Radio transmitters attached to nocturnal, reclusive bats may provide data that can help the national timber industry better plan harvesting practices.
In a three-year study begun recently at Mississippi State, bats--the only mammals that fly--are helping university researchers gauge the environmental health of a commercially managed forest. Led by vertebrate ecologist Francisco J. Vilella, the effort is being funded by the Weyerhaeuser Corp.
Vilella, an assistant leader of the Mississippi Cooperative Fish and Wildlife Research Unit in the Forest and Wildlife Research Center, said bats are a major component of forest ecosystems and will provide one measure of how timber operations affect biodiversity.
As a leading international forest products company, Weyerhaeuser holds distinctions, among other things, as the world's largest owner of merchantable softwood timber and the world's largest producer of softwood and hardwood timber.
"A commercial forest, unlike an undisturbed native forest, is made up of trees that are usually of the same age and type,” Vilella explained. "Focusing on an intensively managed pine forest in Mississippi, we are looking at the roost site selection, habitat use and movement of red bats in particular.”
Vilella said bats, like birds, "are a good indicator of environmental health” because they feed on insects and are highly susceptible to environmental influences.
Evaluating the effects of timber management practices on bats can help commercial companies make decisions about when and how to harvest trees while simultaneously protecting animal habitats, Vilella said.
While they migrate during winter to Central America, the Caribbean and Mexico, red bats spend their summer months in Mississippi and other Southeastern states. Females of the species also spend the summer--a primary timber-harvesting season--giving birth to their young.
To gather his airborne assistants, Vilella and graduate student Leslie D. Welch of Jakin, Ga., string nets around the sides of bridges and over streams, both primary areas in a bat's flight pattern. When safely in hand, the animals are gently fitted with tiny radio transmitters that are secured with surgical cement. After a couple of weeks, the radios fall off.
"It's a challenge to work with the radios because they are really small and their range is short,” Vilella said. Further defining both "challenge” and "short,” he explained that bat flight patterns must be monitored no farther than a quarter of a mile from where the animals go about their nightly routines.

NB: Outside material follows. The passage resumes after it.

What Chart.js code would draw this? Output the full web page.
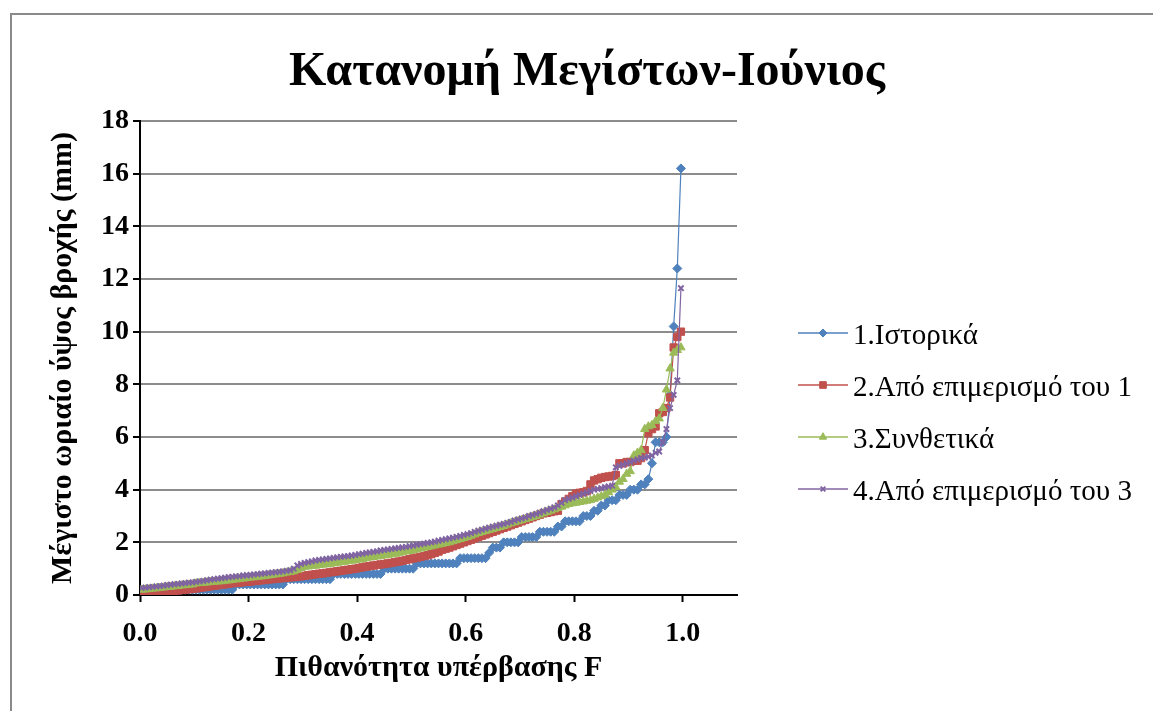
<!DOCTYPE html>
<html>
<head>
<meta charset="utf-8">
<script src="https://cdn.jsdelivr.net/npm/chart.js@4.4.1/dist/chart.umd.min.js"></script>
<style>
  html, body { margin: 0; padding: 0; background: #fff; }
  #wrap { position: relative; width: 1153px; height: 711px; overflow: hidden; }
  #frame { position: absolute; left: 10px; top: 13px; width: 1200px; height: 760px;
           border: 2px solid #8a8a8a; box-sizing: border-box; }
  canvas { position: absolute; left: 0; top: 0; }
</style>
</head>
<body>
<div id="wrap">
  <div id="frame"></div>
  <canvas id="chart" width="1153" height="711"></canvas>
</div>
<script>
// plotting positions (probability F), shared by the four series
const probF = [
  0.0033,0.0100,0.0167,0.0233,0.0300,0.0367,0.0433,0.0500,0.0567,0.0633,0.0700,0.0767,0.0833,0.0900,0.0967,
  0.1033,0.1100,0.1167,0.1233,0.1300,0.1367,0.1433,0.1500,0.1567,0.1633,0.1700,0.1767,0.1833,0.1900,0.1967,
  0.2033,0.2100,0.2167,0.2233,0.2300,0.2367,0.2433,0.2500,0.2567,0.2633,0.2700,0.2767,0.2833,0.2900,0.2967,
  0.3033,0.3100,0.3167,0.3233,0.3300,0.3367,0.3433,0.3500,0.3567,0.3633,0.3700,0.3767,0.3833,0.3900,0.3967,
  0.4033,0.4100,0.4167,0.4233,0.4300,0.4367,0.4433,0.4500,0.4567,0.4633,0.4700,0.4767,0.4833,0.4900,0.4967,
  0.5033,0.5100,0.5167,0.5233,0.5300,0.5367,0.5433,0.5500,0.5567,0.5633,0.5700,0.5767,0.5833,0.5900,0.5967,
  0.6033,0.6100,0.6167,0.6233,0.6300,0.6367,0.6433,0.6500,0.6567,0.6633,0.6700,0.6767,0.6833,0.6900,0.6967,
  0.7033,0.7100,0.7167,0.7233,0.7300,0.7367,0.7433,0.7500,0.7567,0.7633,0.7700,0.7767,0.7833,0.7900,0.7967,
  0.8033,0.8100,0.8167,0.8233,0.8300,0.8367,0.8433,0.8500,0.8567,0.8633,0.8700,0.8767,0.8833,0.8900,0.8967,
  0.9033,0.9100,0.9167,0.9233,0.9300,0.9367,0.9433,0.9500,0.9567,0.9633,0.9700,0.9767,0.9833,0.9900,0.9967
];

// 1. historical (mm)
const histVals = [
  0.2,0.2,0.2,0.2,0.2,0.2,0.2,0.2,0.2,0.2,0.2,0.2,0.2,0.2,0.2,
  0.2,0.2,0.2,0.2,0.2,0.2,0.2,0.2,0.2,0.2,0.2,0.4,0.4,0.4,0.4,
  0.4,0.4,0.4,0.4,0.4,0.4,0.4,0.4,0.4,0.4,0.6,0.6,0.6,0.6,0.6,
  0.6,0.6,0.6,0.6,0.6,0.6,0.6,0.6,0.8,0.8,0.8,0.8,0.8,0.8,0.8,
  0.8,0.8,0.8,0.8,0.8,0.8,0.8,1.0,1.0,1.0,1.0,1.0,1.0,1.0,1.0,
  1.0,1.2,1.2,1.2,1.2,1.2,1.2,1.2,1.2,1.2,1.2,1.2,1.2,1.4,1.4,
  1.4,1.4,1.4,1.4,1.4,1.4,1.6,1.8,1.8,1.8,2.0,2.0,2.0,2.0,2.0,
  2.2,2.2,2.2,2.2,2.2,2.4,2.4,2.4,2.4,2.4,2.6,2.6,2.8,2.8,2.8,
  2.8,2.8,3.0,3.0,3.0,3.2,3.2,3.4,3.4,3.6,3.6,3.6,3.8,3.8,3.8,
  4.0,4.0,4.0,4.2,4.2,4.4,5.0,5.8,5.8,5.8,6.0,7.6,10.2,12.4,16.2
];

// 2. disaggregated from 1 (mm)
const disagg1Vals = [
  0.10,0.10,0.10,0.10,0.10,0.10,0.11,0.13,0.14,0.16,0.17,0.19,0.20,0.22,0.23,
  0.25,0.27,0.29,0.31,0.33,0.35,0.37,0.39,0.41,0.43,0.45,0.46,0.47,0.49,0.50,
  0.51,0.53,0.54,0.56,0.57,0.59,0.60,0.62,0.63,0.64,0.66,0.67,0.68,0.70,0.71,
  0.73,0.75,0.77,0.79,0.81,0.82,0.84,0.86,0.88,0.90,0.92,0.94,0.96,0.98,1.00,
  1.03,1.05,1.08,1.10,1.12,1.14,1.16,1.18,1.20,1.22,1.25,1.27,1.30,1.33,1.36,
  1.39,1.42,1.45,1.48,1.51,1.55,1.60,1.65,1.72,1.76,1.80,1.85,1.90,1.95,2.00,
  2.05,2.10,2.15,2.20,2.25,2.30,2.35,2.40,2.45,2.50,2.55,2.60,2.65,2.70,2.75,
  2.80,2.85,2.90,2.95,3.00,3.05,3.10,3.12,3.15,3.18,3.20,3.45,3.55,3.65,3.75,
  3.85,3.88,3.90,3.95,4.20,4.35,4.40,4.45,4.48,4.50,4.52,4.55,5.00,5.00,5.05,
  5.05,5.10,5.10,5.20,5.50,6.15,6.30,6.40,6.90,6.95,7.10,7.50,9.40,9.80,10.00
];

// 3. synthetic (mm)
const synthVals = [
  0.20,0.21,0.22,0.24,0.25,0.27,0.28,0.30,0.31,0.33,0.34,0.36,0.37,0.39,0.40,
  0.44,0.45,0.46,0.47,0.49,0.50,0.51,0.52,0.54,0.55,0.57,0.59,0.60,0.62,0.64,
  0.66,0.67,0.69,0.70,0.72,0.74,0.76,0.78,0.80,0.82,0.85,0.87,0.90,0.95,1.02,
  1.07,1.08,1.10,1.11,1.13,1.15,1.16,1.18,1.20,1.22,1.24,1.26,1.28,1.30,1.32,
  1.34,1.36,1.40,1.42,1.44,1.46,1.48,1.50,1.52,1.54,1.56,1.60,1.62,1.65,1.67,
  1.70,1.73,1.76,1.79,1.82,1.85,1.88,1.91,1.94,1.97,2.00,2.04,2.08,2.12,2.16,
  2.20,2.25,2.30,2.35,2.39,2.43,2.47,2.50,2.54,2.58,2.62,2.67,2.72,2.76,2.80,
  2.84,2.88,2.92,2.96,3.00,3.05,3.10,3.15,3.20,3.25,3.30,3.35,3.40,3.45,3.48,
  3.50,3.53,3.55,3.58,3.60,3.65,3.70,3.75,3.80,3.90,4.00,4.10,4.30,4.40,4.60,
  4.70,5.30,5.40,5.50,6.30,6.40,6.45,6.60,6.70,7.10,7.80,8.60,9.20,9.30,9.40
];

// 4. disaggregated from 3 (mm)
const disagg3Vals = [
  0.27,0.28,0.30,0.31,0.33,0.34,0.36,0.38,0.39,0.41,0.42,0.44,0.45,0.47,0.48,
  0.50,0.52,0.54,0.56,0.58,0.60,0.62,0.64,0.66,0.68,0.69,0.71,0.72,0.74,0.75,
  0.76,0.78,0.79,0.81,0.82,0.84,0.85,0.87,0.88,0.90,0.92,0.94,1.00,1.12,1.18,
  1.22,1.25,1.28,1.31,1.33,1.35,1.37,1.39,1.41,1.43,1.45,1.47,1.48,1.50,1.52,
  1.55,1.57,1.60,1.62,1.64,1.66,1.69,1.71,1.73,1.75,1.77,1.79,1.81,1.83,1.86,
  1.88,1.91,1.93,1.95,1.98,2.00,2.03,2.06,2.09,2.12,2.15,2.18,2.21,2.24,2.28,
  2.31,2.35,2.40,2.44,2.48,2.52,2.56,2.60,2.63,2.67,2.70,2.74,2.78,2.83,2.87,
  2.91,2.95,3.00,3.04,3.08,3.13,3.18,3.23,3.28,3.33,3.40,3.50,3.60,3.65,3.70,
  3.75,3.80,3.85,3.90,3.95,4.00,4.03,4.06,4.10,4.12,4.15,4.85,4.90,4.95,5.00,
  5.05,5.10,5.15,5.20,5.22,5.25,5.30,5.40,5.45,5.80,6.30,7.10,7.60,8.15,11.65
];

const seriesNames = ["1.Ιστορικά", "2.Από επιμερισμό του 1", "3.Συνθετικά", "4.Από επιμερισμό του 3"];
const yTicks = [0, 2, 4, 6, 8, 10, 12, 14, 16, 18];

const SERIF = '"Liberation Serif", "Times New Roman", serif';
const styles = [
  { color: "#4F81BD", point: "rectRot", radius: 4.5, bw: 1 },
  { color: "#C0504D", point: "rect", radius: 5.2, bw: 1 },
  { color: "#9BBB59", point: "triangle", radius: 4.8, bw: 1 },
  { color: "#8064A2", point: "crossRot", radius: 3.8, bw: 2 },
];
const allVals = [histVals, disagg1Vals, synthVals, disagg3Vals];

const toPoints = (vals) => probF.map((f, i) => ({ x: f, y: vals[i] }));

const datasets = allVals.map((vals, i) => ({
  label: seriesNames[i],
  data: toPoints(vals),
  showLine: true,
  borderColor: styles[i].color,
  backgroundColor: styles[i].color,
  borderWidth: 1.2,
  pointStyle: styles[i].point,
  pointRadius: styles[i].radius,
  pointBorderWidth: styles[i].bw,
  pointBackgroundColor: styles[i].color,
  pointBorderColor: styles[i].color,
  order: 4 - i,
}));

// title + excel-like legend (line with marker in the middle)
const decorPlugin = {
  id: "decor",
  afterDraw(chart) {
    const ctx = chart.ctx;
    ctx.save();
    ctx.fillStyle = "#000";
    ctx.font = "bold 48px " + SERIF;
    ctx.textAlign = "center";
    ctx.textBaseline = "alphabetic";
    ctx.fillText("Κατανομή Μεγίστων-Ιούνιος", 587, 85);

    ctx.font = "29px " + SERIF;
    ctx.textAlign = "left";
    seriesNames.forEach((name, i) => {
      const y = 333 + i * 52;
      const st = styles[i];
      ctx.strokeStyle = st.color;
      ctx.lineWidth = 1.5;
      ctx.beginPath();
      ctx.moveTo(798, y);
      ctx.lineTo(848, y);
      ctx.stroke();
      ctx.fillStyle = st.color;
      ctx.lineWidth = st.bw;
      Chart.helpers.drawPoint(ctx, { pointStyle: st.point, radius: st.radius - 0.5, rotation: 0, borderWidth: st.bw }, 823, y);
      ctx.fillStyle = "#000";
      ctx.fillText(name, 853, y + 11);
    });
    ctx.restore();
  },
};

new Chart(document.getElementById("chart"), {
  type: "scatter",
  data: { datasets },
  plugins: [decorPlugin],
  options: {
    responsive: false,
    animation: false,
    events: [],
    layout: { padding: { left: 0, right: 416, top: 121, bottom: 0 } },
    plugins: { legend: { display: false }, title: { display: false }, tooltip: { enabled: false } },
    scales: {
      x: {
        type: "linear",
        min: 0,
        max: 1.1,
        ticks: {
          stepSize: 0.2,
          includeBounds: false,
          autoSkip: false,
          maxRotation: 0,
          padding: 15,
          color: "#000",
          font: { family: SERIF, size: 28, weight: "bold" },
          callback: (v) => Number(v).toFixed(1),
        },
        grid: { drawOnChartArea: false, tickLength: 7, tickColor: "#000", tickWidth: 2 },
        border: { color: "#000", width: 2 },
        title: {
          display: true,
          text: "Πιθανότητα υπέρβασης F",
          color: "#000",
          font: { family: SERIF, size: 30, weight: "bold" },
          padding: { top: 0, bottom: 25 },
        },
        afterFit: (s) => { s.height = 116; },
      },
      y: {
        min: 0,
        max: 18,
        afterBuildTicks: (s) => { s.ticks = yTicks.map((v) => ({ value: v })); },
        ticks: {
          padding: 4,
          color: "#000",
          font: { family: SERIF, size: 28, weight: "bold" },
        },
        grid: { color: "#8c8c8c", lineWidth: 2, tickLength: 7, tickColor: "#000", tickWidth: 2 },
        border: { color: "#000", width: 2 },
        title: {
          display: true,
          text: "Μέγιστο ωριαίο ύψος βροχής (mm)",
          color: "#000",
          font: { family: SERIF, size: 30, weight: "bold" },
          padding: { top: 45, bottom: 0 },
        },
        afterFit: (s) => { s.width = 140; },
      },
    },
  },
});
</script>
</body>
</html>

Based on early results of what he readily admits is a most-unusual study, Vilella said the initial data shows adult female red bats with young to have an average home range of 138 acres, while the home ranges of breeding females may be as large as 264 acres. For adult males, the home ranges are larger, averaging 363 acres but extending to as much as 553 acres, he said.
By the time summer begins drawing to a close, he and graduate student Welch plan to have much more data about the environmental health of some important Mississippi forestlands.